I thought I'd be immune to it this time. I've been at an SEC school in South Carolina, teaching at a campus on which I have not seen one single demonstration in three years. Not one. On a campus. Ninety percent of my students have been conservative Christians. I have friends who might vote for President Bush. I bought some books at a chain bookstore last weekend.

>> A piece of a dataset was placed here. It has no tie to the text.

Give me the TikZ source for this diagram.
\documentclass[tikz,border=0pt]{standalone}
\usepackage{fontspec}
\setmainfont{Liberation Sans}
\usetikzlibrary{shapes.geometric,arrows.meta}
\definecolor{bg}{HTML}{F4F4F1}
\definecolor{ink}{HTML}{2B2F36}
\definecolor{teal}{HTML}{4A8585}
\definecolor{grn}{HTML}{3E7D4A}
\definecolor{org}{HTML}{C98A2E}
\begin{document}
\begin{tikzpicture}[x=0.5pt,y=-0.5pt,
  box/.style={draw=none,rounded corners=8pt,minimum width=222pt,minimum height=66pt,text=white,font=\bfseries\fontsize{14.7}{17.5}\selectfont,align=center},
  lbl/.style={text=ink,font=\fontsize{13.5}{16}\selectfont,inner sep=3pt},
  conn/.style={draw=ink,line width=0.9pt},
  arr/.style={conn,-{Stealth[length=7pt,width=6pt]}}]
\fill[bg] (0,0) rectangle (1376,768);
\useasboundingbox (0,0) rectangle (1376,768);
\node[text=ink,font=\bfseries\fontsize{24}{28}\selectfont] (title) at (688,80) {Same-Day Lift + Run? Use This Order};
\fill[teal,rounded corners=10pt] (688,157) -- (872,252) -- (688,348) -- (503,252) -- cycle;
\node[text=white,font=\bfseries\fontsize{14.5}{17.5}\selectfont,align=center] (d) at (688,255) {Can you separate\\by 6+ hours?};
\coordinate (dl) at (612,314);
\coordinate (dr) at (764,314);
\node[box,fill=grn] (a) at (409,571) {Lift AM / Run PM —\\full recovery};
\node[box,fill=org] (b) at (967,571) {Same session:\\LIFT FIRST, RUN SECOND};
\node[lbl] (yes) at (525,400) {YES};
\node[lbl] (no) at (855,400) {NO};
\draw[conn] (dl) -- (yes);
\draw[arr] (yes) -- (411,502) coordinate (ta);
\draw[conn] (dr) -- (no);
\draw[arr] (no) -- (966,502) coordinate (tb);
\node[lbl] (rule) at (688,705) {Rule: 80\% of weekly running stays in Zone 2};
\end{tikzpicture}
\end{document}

But just today I heard three separate conversations about the differences between women and men. One concerned how women like to shop and men don't, another how men care about sports and women don't. The third was even more banal than those, so mindless I have forgotten what it was. (Mimi Smartypants tells of similar woes; July is Gender Dichotomy Month!) These are the kinds of observations my archnemesis makes in her weekly column in the local newspaper. And what makes them so irritating is not that they're wrong, but that they're numbingly uncritical. How does it contribute to a conversation to observe that women spend their weekends shopping while men watch football? Have fifty-eight years of Dave Barry columns not yet established that? The tenure committee finds your scholarship wholly unoriginal, Professor Rubberhead.

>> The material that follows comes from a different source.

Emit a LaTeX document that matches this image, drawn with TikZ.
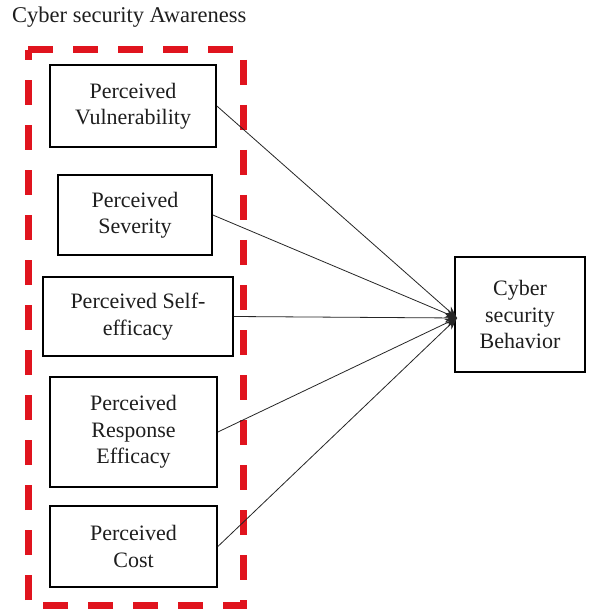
\documentclass[tikz,border=0pt]{standalone}
\usepackage{fontspec}
\setmainfont{Liberation Serif}
\usetikzlibrary{arrows.meta}
\definecolor{dashred}{HTML}{E0141E}
\definecolor{txt}{HTML}{1E1E1E}
\tikzset{
  factor/.style={draw=black, line width=1.7pt, fill=white, inner sep=0pt, align=center,
    text=txt, font=\fontsize{22}{26.5}\selectfont},
  link/.style={line width=0.8pt, draw=black!85, -{Stealth[length=12pt,width=9pt]}},
  frame/.style={draw=dashred, line width=7pt, dash pattern=on 25pt off 20pt}
}
\begin{document}
\begin{tikzpicture}[x=1pt,y=-1pt]
\useasboundingbox (0,0) rectangle (606,609);
\fill[white] (0,0) rectangle (606,609);
\node[anchor=base west, text=txt, font=\fontsize{22.5}{26}\selectfont, inner sep=0pt] (title) at (12,23) {Cyber security Awareness};
\draw[frame] (28,50) -- (243,50) -- (243,605) -- (28,605) -- cycle;
\node[factor, minimum width=166pt, minimum height=82pt] (b1) at (133,106) {Perceived\\Vulnerability};
\node[factor, minimum width=154pt, minimum height=80pt] (b2) at (135,215) {Perceived\\Severity};
\node[factor, minimum width=190pt, minimum height=79pt] (b3) at (138,316.5) {Perceived Self-\\efficacy};
\node[factor, minimum width=167pt, minimum height=110pt] (b4) at (133.5,432) {Perceived\\Response\\Efficacy};
\node[factor, minimum width=167pt, minimum height=81pt] (b5) at (133.5,546.5) {Perceived\\Cost};
\node[factor, minimum width=130pt, minimum height=115pt] (beh) at (520,314.5) {Cyber\\security\\Behavior};
\coordinate (tip) at (457,318);
\foreach \b in {b1,b2,b3,b4,b5} \draw[link] (\b.east) -- (tip);
\end{tikzpicture}
\end{document}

Also, I had to politely ask the temp at the desk next to mine to please stop singing 'America the Beautiful' and various R&B songs to himself for the remainder of the afternoon because, though I can usually tune him out, today I was having a very hard time doing so -- probably because he was also listing out loud, for nobody in particular, the names of all the Supreme Court justices of whose politics he approved. "Antonin Scalia," he announced. "William Rehnquist, that's my main man. Clarence Thomas....Ooooh baby, gonna make it work for you all night, all night, girl."

So, all of you with full-time, normal-hour jobs -- when do you get anything done? When do you, say, go to the bank? Get any exercise? Play your guitars? I haven't figured it out just yet. Mostly I work and sleep.

Somehow, though, I found time to read Dracula over the last few days. And now I'm reading some essays by Sarah Vowell. So I think things are going pretty well.